A estrutura do poema é marcada pela repetição quase literal da primeira estrofe na última. Essa repetição reforça a ideia de que a morte dos soldados foi repentina e irreversível. A mudança do verbo "estão" para "são" na última estrofe sublinha a permanência desta condição. A imagem dos olhos abertos sugere uma morte abrupta, sem tempo para reação ou preparação, acentuando a brutalidade do evento.

Na segunda e terceira estrofes, o sujeito poético descreve a morte rápida e inesperada dos soldados, em contraste com o que aprenderam sobre heroísmo nos "bancos da escola". A morte é personificada, atuando como uma entidade que "colheu-os aos molhos", ilustrando a natureza massiva e instantânea da tragédia. A ilusão de heroísmo é desfeita pela realidade brutal de uma guerra moderna onde não há tempo para gestos heroicos ou para o pensamento consciente antes da morte.

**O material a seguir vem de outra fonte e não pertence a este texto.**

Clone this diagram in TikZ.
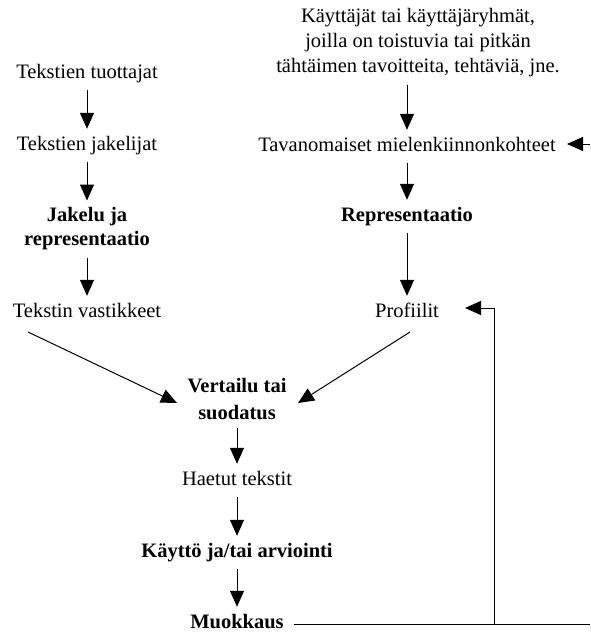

As quarta e quinta estrofes destacam a discrepância entre o conhecimento teórico dos soldados sobre a guerra e a realidade que enfrentaram. A bomba é descrita com uma hipérbole, "fulgurante como mil sóis", enfatizando o seu poder destrutivo e a intensidade do ataque. A repetição da frase "não lhes deu tempo" sublinha a rapidez e a brutalidade da morte, que nega qualquer possibilidade de heroísmo ou de reflexão final.

Análise dos recursos expressivos e do ritmo do poema

Personificação: “A morte, num sopro, colheu-os aos molhos.” No verso 3, a morte é descrita como uma entidade ativa e quase tangível, que ceifa vidas de forma impiedosa e inevitável.

Comparação e Hipérbole: “Mas veio de lá a bomba, fulgurante como mil sóis” – No verso 11, a comparação da bomba com "mil sóis" exagera seu brilho e poder destrutivo, acentuando a devastação e o terror que causou.

O ritmo do poema é predominantemente lento, refletindo a solenidade e a gravidade do tema tratado. No entanto, a introdução de versos mais curtos nas estrofes finais cria uma quebra no ritmo, destacando a ineficácia da aprendizagem dos soldados diante da realidade brutal da guerra moderna.

Conclusão

O poema aborda de maneira incisiva a fragilidade da vida, a brutalidade da guerra e a inevitabilidade da morte. A bomba fulgurante simboliza a violência e a destruição que podem extinguir vidas num instante, sem oportunidade para heroísmo ou reflexão. O tom sombrio e contemplativo do poema convida o leitor a refletir sobre a condição humana e a brevidade da existência, destacando a tragédia e a desumanização inerentes à guerra.